The Decemberists’ Colin Meloy Writing Novel For Adults
In addition to the many albums he’s released with the Decemberists, Colin Meloy has found quite a bit of success as a children’s book author since his first one, Wildwood, came out back in 2011. That kicked off a series which included two additional books, all illustrated by Meloy’s wife Carson Ellis. Wildwood is becoming an animated film, due out for release in 2025, and in addition to the Wildwood series, Meloy has published two more books aimed at younger audience, The Whiz Mob And The Grenadine Kid and The Stars Did Wander Darkling.
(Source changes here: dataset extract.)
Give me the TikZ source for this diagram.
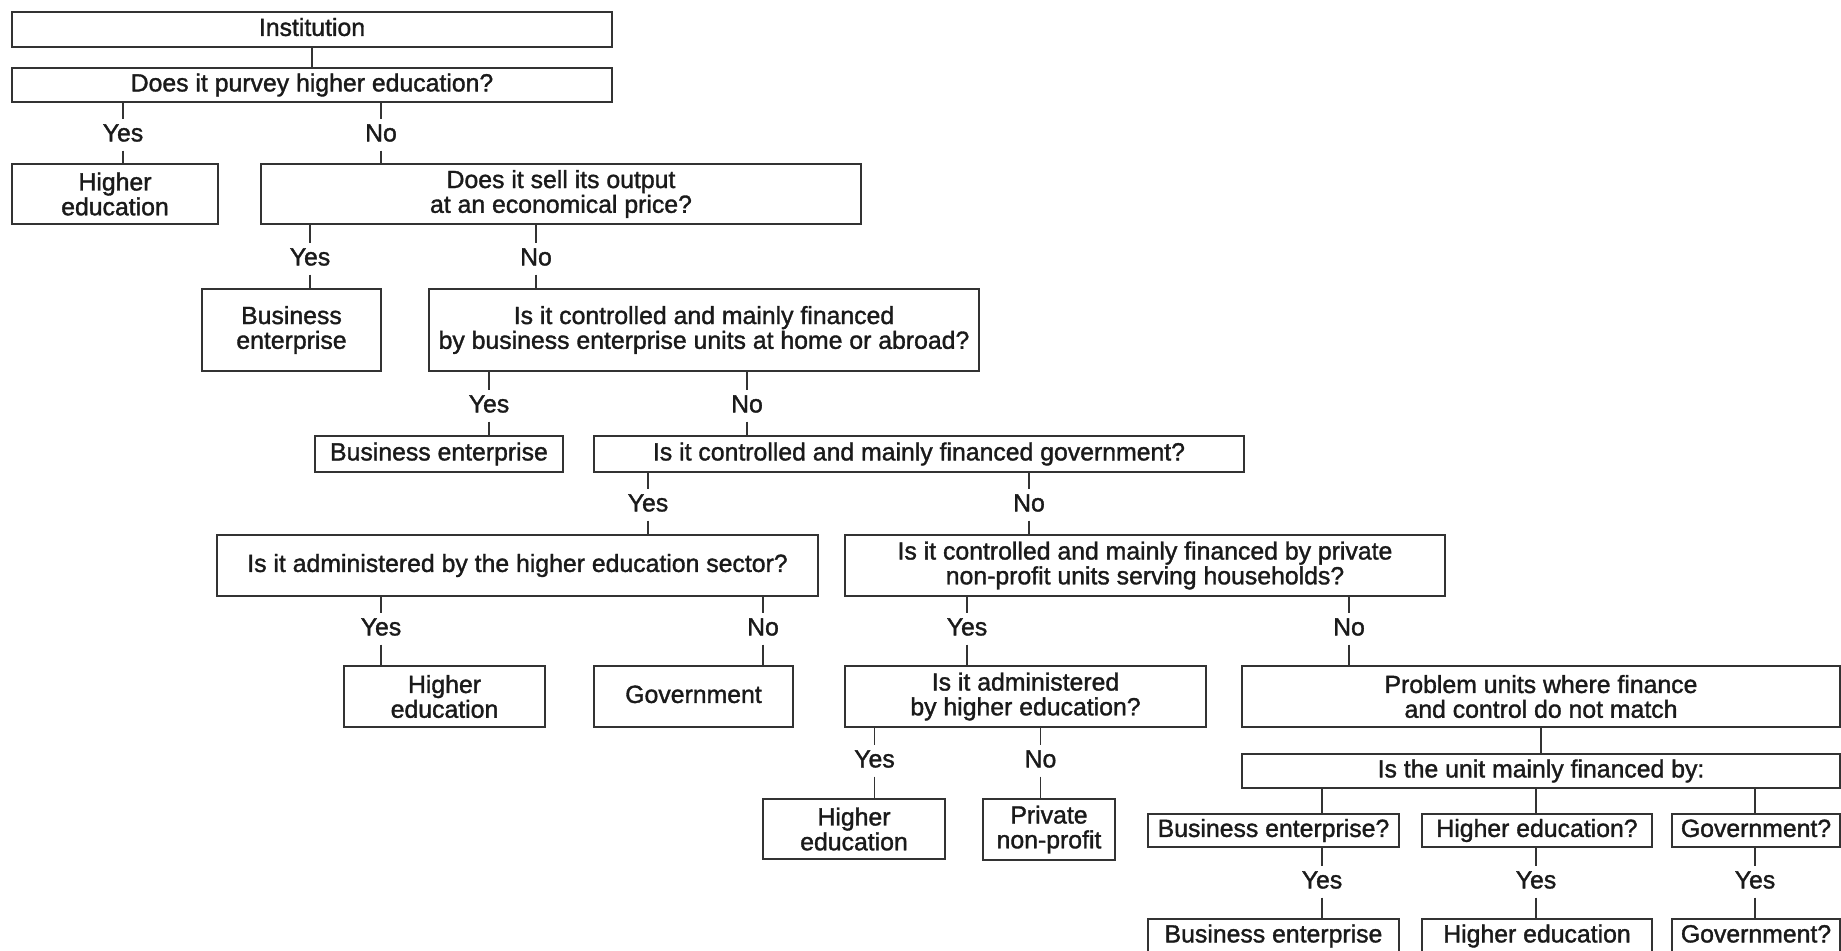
\documentclass[tikz,border=0pt]{standalone}
\usepackage{fontspec}
\setmainfont{Liberation Sans}[RawFeature={embolden=1.4}]
\definecolor{boxline}{HTML}{333333}
\definecolor{txt}{HTML}{1A1A1A}
\tikzset{sz/.style 2 args={minimum width=#1*0.5pt,minimum height=#2*0.5pt},
	oneline/.style={text height=9pt,text depth=2.6pt}}
\begin{document}
\begin{tikzpicture}[x=0.5pt,y=-0.5pt,line width=0.95pt,color=boxline,text=txt,
		font=\fontsize{12.4}{12.4}\selectfont]
			\useasboundingbox (0,0) rectangle (1841,951);
			\begin{scope}[shape=rectangle]
				\tikzstyle{every node}=[draw,align=center,inner sep=1pt]
				\node[sz={600}{35},oneline] (B_0) at (312,29.5) {Institution};
				\node[sz={600}{34},oneline] (B_1) at (312,85) {Does it purvey higher education?};
				\node[sz={206}{60}] (B_2) at (115,194) {Higher\\education};
				\node[sz={600}{60}] (B_3) at (561,194) {Does it sell its output\\at an economical price?};
				\node[sz={179}{82}] (B_4) at (291.5,330) {Business\\enterprise};
				\node[sz={550}{82}] (B_5) at (704,330) {Is it controlled and mainly financed\\by business enterprise units at home or abroad?};
				\node[sz={248}{36},oneline] (B_6) at (439,454) {Business enterprise};
				\node[sz={650}{36},oneline] (B_7) at (919,454) {Is it controlled and mainly financed government?};
				\node[sz={601}{61},oneline] (B_8) at (517.5,565.5) {Is it administered by the higher education sector?};
				\node[sz={600}{61}] (B_9) at (1145,565.5) {Is it controlled and mainly financed by private\\non-profit units serving households?};
				\node[sz={201}{61}] (B_10) at (444.5,696.5) {Higher\\education};
				\node[sz={199}{61},oneline] (B_11) at (693.5,696.5) {Government};
				\node[sz={361}{61}] (B_12) at (1025.5,696.5) {Is it administered\\by higher education?};
				\node[sz={598}{61}] (B_13) at (1541,696.5) {Problem units where finance\\and control do not match};
				\node[sz={182}{60}] (B_14) at (854,829) {Higher\\education};
				\node[sz={132}{61}] (B_15) at (1049,829.5) {Private\\non-profit};
				\node[sz={598}{34},oneline] (B_16) at (1541,771) {Is the unit mainly financed by:};
				\node[sz={251}{33},oneline] (B_17) at (1273.5,830.5) {Business enterprise?};
				\node[sz={230}{33},oneline] (B_18) at (1537,830.5) {Higher education?};
				\node[sz={168}{33},oneline] (B_19) at (1756,830.5) {Government?};
				\node[sz={251}{34},oneline] (B_20) at (1273.5,936) {Business enterprise};
				\node[sz={230}{34},oneline] (B_21) at (1537,936) {Higher education};
				\node[sz={168}{34},oneline] (B_22) at (1756,936) {Government?};
			\end{scope}
			\begin{scope}
				\tikzstyle{every node}=[inner sep=1.5pt,oneline]
				\node (Y_1) at (123,135) {Yes};
				\node (N_1) at (381,135) {No};
				\node (Y_2) at (310,259) {Yes};
				\node (N_2) at (536,259) {No};
				\node (Y_3) at (489,406) {Yes};
				\node (N_3) at (747,406) {No};
				\node (Y_4) at (648,505) {Yes};
				\node (N_4) at (1029,505) {No};
				\node (Y_5) at (381,629) {Yes};
				\node (N_5) at (763,629) {No};
				\node (Y_6) at (967,629) {Yes};
				\node (N_6) at (1349,629) {No};
				\node (Y_7) at (874.5,761) {Yes};
				\node (N_7) at (1040.5,761) {No};
				\node (Y_8) at (1322,882) {Yes};
				\node (Y_9) at (1536,882) {Yes};
				\node (Y_10) at (1755,882) {Yes};
			\end{scope}
			\draw (B_0) -- (B_1);
			\draw (B_1.south -| Y_1) -- (Y_1) -- (B_2.north -| Y_1);
			\draw (B_1.south -| N_1) -- (N_1) -- (B_3.north -| N_1);
			\draw (B_3.south -| Y_2) -- (Y_2) -- (B_4.north -| Y_2);
			\draw (B_3.south -| N_2) -- (N_2) -- (B_5.north -| N_2);
			\draw (B_5.south -| Y_3) -- (Y_3) -- (B_6.north -| Y_3);
			\draw (B_5.south -| N_3) -- (N_3) -- (B_7.north -| N_3);
			\draw (B_7.south -| Y_4) -- (Y_4) -- (B_8.north -| Y_4);
			\draw (B_7.south -| N_4) -- (N_4) -- (B_9.north -| N_4);
			\draw (B_8.south -| Y_5) -- (Y_5) -- (B_10.north -| Y_5);
			\draw (B_8.south -| N_5) -- (N_5) -- (B_11.north -| N_5);
			\draw (B_9.south -| Y_6) -- (Y_6) -- (B_12.north -| Y_6);
			\draw (B_9.south -| N_6) -- (N_6) -- (B_13.north -| N_6);
			\draw (B_12.south -| Y_7) -- (Y_7) -- (B_14.north -| Y_7);
			\draw (B_12.south -| N_7) -- (N_7) -- (B_15.north -| N_7);
			\draw (B_13.south -| B_16) -- (B_16);
			\draw (B_16.south -| Y_8) -- (B_17.north -| Y_8);
			\draw (B_16.south -| Y_9) -- (B_18.north -| Y_9);
			\draw (B_16.south -| Y_10) -- (B_19.north -| Y_10);
			\draw (B_17.south -| Y_8) -- (Y_8) -- (B_20.north -| Y_8);
			\draw (B_18.south -| Y_9) -- (Y_9) -- (B_21.north -| Y_9);
			\draw (B_19.south -| Y_10) -- (Y_10) -- (B_22.north -| Y_10);
		\end{tikzpicture}
\end{document}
Now, Meloy is gearing up to release his first novel for adults. As Associated Press reports, the Decemberists frontman is working on a new book that has the working title of Cascadia and is set to come out in 2025, as his publisher G.P. Putnam’s Sons revealed. “This story, the story of Barnaby Chambers in a near-future Oregon wrecked by climate crises and hypercapitalism, is one I’ve wanted to tell for a very long time now,” Meloy said in a statement.
“This one’s got swears in it, guys,” he added over on his Instagram.
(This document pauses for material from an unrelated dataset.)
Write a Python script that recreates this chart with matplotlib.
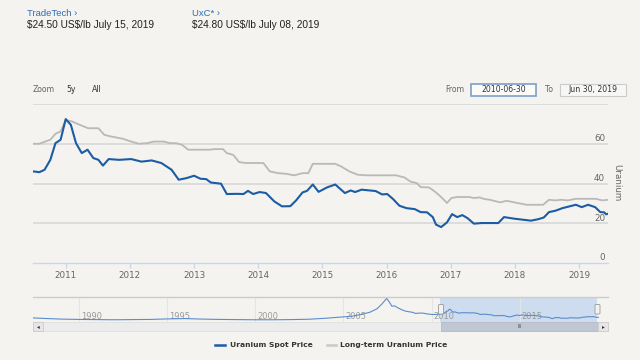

Meloy wrote more about the project over on his Substack:
I’ve been sitting on the news of this project for a while now; I started the first pages some time in the depths of pandemic. I’d been reflecting on the first few pages of David Copperfield for whatever reason. It’d always fascinated me, this story of how David was born in-caul, meaning that he’d been born covered in an amniotic membrane. In the novel, the family immediately puts the caul up for sale by putting an ad in the paper. They receive a single offer from an attorney connected to a bill broking service. The Copperfields pass on the offer (which involved a certain amount of sherry as part of the bargain) and the caul is only eventually moved ten years later in a raffle. Dickens doesn’t go into much in those pages about why people wanted cauls so much, but he hints at it: they were believed, and I suppose still believed in some parts, to ward off death by drowning.
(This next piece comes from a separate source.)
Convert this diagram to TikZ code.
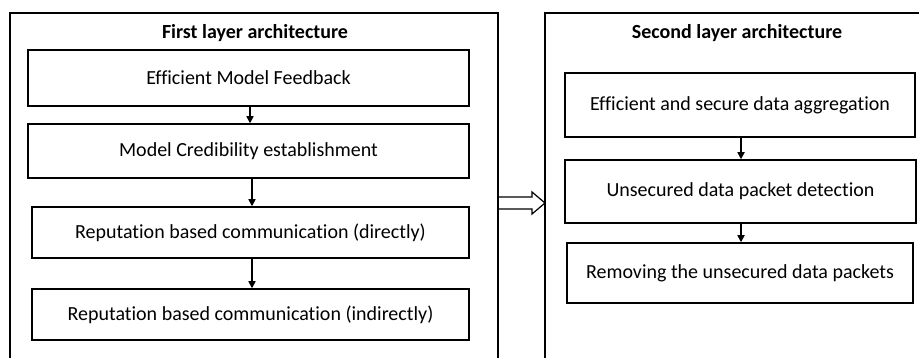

The thing that really got me, though, was the offer from the bill-broker. What was he going to do with a caul? Being in the bill-broker service, I assumed he’d probably sell it off himself to another buyer at a higher rate. And I imagined a world in which the buying and selling of cauls and other cast-off human tissue was a kind of business unto itself. And then I imagined this guy, this caul-broker, existing in a world where there was greater demand for remnants of birth because of a cratering birth rate and an increased draw to superstition. This world would inevitably be suffering under the constraints of a climate crisis and an unchecked growth of capitalism, right? I mean, aren’t we already? And so Barnaby Chambers, bio-broker, was hatched in the transformed pacific northwest of post-Cascadian secession 2057. In-caul, you might say.
There’s lots more to say and tell about the book, but I’m going to hold off on that for now. I’m just excited to announce that it has a home, and that home is the fine publishers at Putnam. Sally Kim is my editor there and was the person who reached out, quite a few years ago, and planted the seed of me possibly writing a book for adults.
What makes a book for adults versus kids? I’m not entirely sure; the books I’ve written so far have been read by adults and kids alike. I like to think that I don’t “write down” to my kid readers and I may have received some guff for that in the past. I’ve kept the audience in mind as I’ve written all of my books, but not so much that my creativity feels hampered. All this to say: I don’t want to put any age-requirements on my books, be they for adults or middle-readers. But this one’s going to live in the grown-up section of your bookstore or library, how’s that.
Thanks for your support and readership all these years, readers, I could not do it without you. This one’s out in 2025; I’ll talk more about it once the pub date approaches.